EXERCISE AIM >> Copy nothing but the part that opens with the line containing "Convert this chart to matplotlib code." and closes with the line containing "from matplotlib.lines import Line2D". Do not include pictures.

AVAILABLE DATA >>

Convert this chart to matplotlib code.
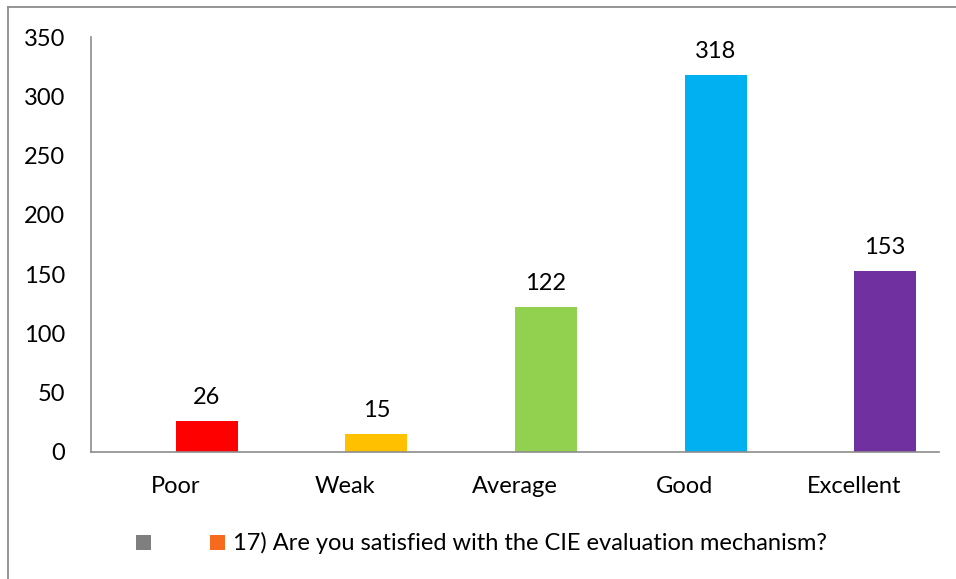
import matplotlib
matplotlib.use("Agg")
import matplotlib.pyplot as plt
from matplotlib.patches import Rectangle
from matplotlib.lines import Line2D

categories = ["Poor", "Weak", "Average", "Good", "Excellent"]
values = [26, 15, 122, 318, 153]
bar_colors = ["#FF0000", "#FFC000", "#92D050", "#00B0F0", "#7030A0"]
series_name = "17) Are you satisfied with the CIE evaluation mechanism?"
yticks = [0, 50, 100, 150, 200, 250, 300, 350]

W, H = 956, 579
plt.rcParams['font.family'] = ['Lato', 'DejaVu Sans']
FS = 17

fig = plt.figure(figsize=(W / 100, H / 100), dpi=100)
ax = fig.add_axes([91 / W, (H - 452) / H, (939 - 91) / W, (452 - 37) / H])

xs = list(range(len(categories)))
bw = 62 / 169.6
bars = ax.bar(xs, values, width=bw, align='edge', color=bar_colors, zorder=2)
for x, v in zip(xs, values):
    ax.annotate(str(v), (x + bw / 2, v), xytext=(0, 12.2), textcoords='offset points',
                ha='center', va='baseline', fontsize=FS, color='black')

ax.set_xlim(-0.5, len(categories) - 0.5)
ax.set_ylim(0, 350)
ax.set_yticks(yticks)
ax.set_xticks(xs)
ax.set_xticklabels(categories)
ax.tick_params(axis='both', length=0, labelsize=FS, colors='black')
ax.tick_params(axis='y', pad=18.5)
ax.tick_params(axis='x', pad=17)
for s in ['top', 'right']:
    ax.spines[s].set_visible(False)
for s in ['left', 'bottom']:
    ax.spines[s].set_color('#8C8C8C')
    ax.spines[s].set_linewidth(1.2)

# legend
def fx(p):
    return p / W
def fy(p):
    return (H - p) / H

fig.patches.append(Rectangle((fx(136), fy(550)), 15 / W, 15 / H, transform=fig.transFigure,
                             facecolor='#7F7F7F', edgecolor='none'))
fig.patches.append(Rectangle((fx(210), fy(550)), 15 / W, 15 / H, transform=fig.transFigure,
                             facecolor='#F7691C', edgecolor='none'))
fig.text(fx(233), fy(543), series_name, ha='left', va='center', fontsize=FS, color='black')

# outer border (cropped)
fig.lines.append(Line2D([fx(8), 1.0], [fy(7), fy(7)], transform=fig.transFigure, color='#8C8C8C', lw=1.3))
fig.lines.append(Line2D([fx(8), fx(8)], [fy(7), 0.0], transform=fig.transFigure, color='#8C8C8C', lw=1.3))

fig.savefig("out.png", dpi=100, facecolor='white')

--

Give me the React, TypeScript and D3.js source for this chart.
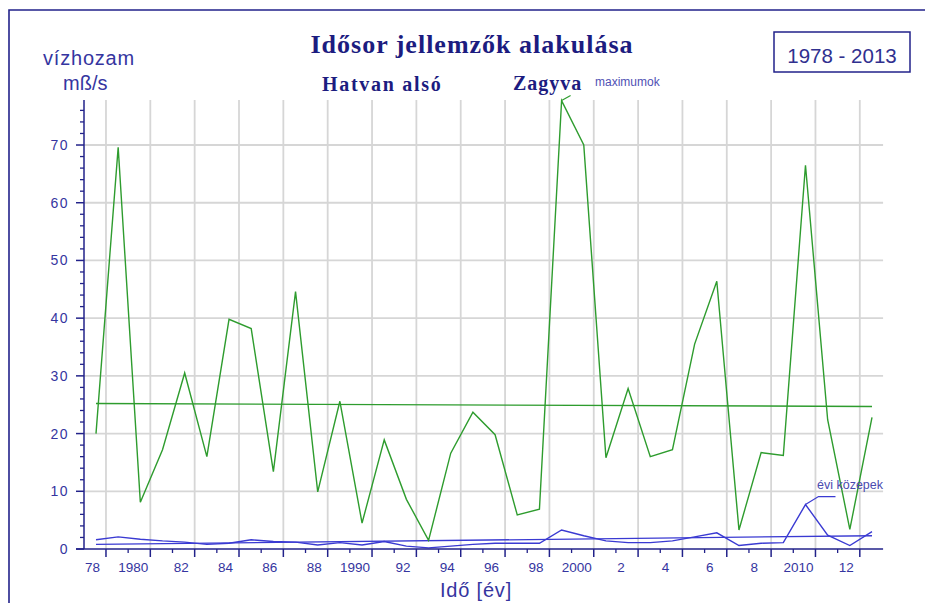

* * *

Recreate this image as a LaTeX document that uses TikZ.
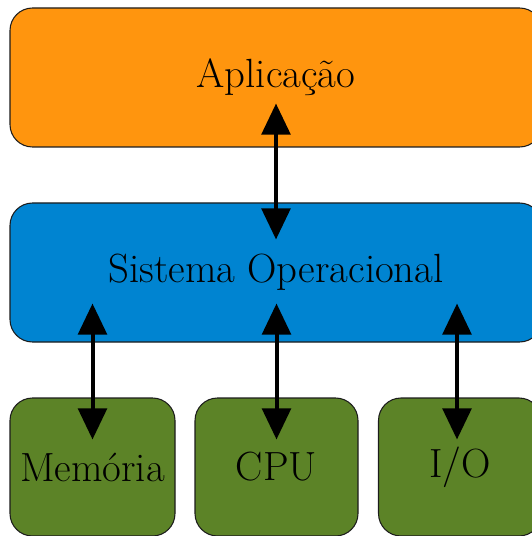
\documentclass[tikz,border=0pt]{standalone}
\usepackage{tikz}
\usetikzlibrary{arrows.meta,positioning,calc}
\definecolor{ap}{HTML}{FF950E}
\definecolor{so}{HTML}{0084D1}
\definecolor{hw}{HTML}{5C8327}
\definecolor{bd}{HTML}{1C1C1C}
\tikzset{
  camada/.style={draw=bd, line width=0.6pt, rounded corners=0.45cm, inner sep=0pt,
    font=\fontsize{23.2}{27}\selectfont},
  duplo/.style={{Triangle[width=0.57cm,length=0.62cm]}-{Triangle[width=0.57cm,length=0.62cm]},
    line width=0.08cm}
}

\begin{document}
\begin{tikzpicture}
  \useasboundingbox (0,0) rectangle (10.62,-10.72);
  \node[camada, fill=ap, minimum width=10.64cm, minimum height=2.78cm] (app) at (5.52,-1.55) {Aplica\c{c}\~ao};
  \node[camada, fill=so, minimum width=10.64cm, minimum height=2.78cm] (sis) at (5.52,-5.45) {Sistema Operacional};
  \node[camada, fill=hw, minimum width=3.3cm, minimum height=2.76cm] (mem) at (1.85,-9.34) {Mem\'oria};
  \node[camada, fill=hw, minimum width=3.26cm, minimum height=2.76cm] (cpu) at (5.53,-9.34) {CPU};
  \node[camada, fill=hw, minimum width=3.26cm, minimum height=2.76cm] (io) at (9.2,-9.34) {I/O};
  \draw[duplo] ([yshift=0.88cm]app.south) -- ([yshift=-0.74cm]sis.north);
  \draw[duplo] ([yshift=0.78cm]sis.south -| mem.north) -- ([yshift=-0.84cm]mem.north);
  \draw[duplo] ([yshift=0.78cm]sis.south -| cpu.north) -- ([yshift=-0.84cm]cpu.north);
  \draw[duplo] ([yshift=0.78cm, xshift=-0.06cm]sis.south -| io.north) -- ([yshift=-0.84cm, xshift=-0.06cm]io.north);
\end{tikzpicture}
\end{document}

THE ANSWER >>
Convert this chart to matplotlib code.
import matplotlib
matplotlib.use("Agg")
import matplotlib.pyplot as plt
from matplotlib.patches import Rectangle
from matplotlib.lines import Line2D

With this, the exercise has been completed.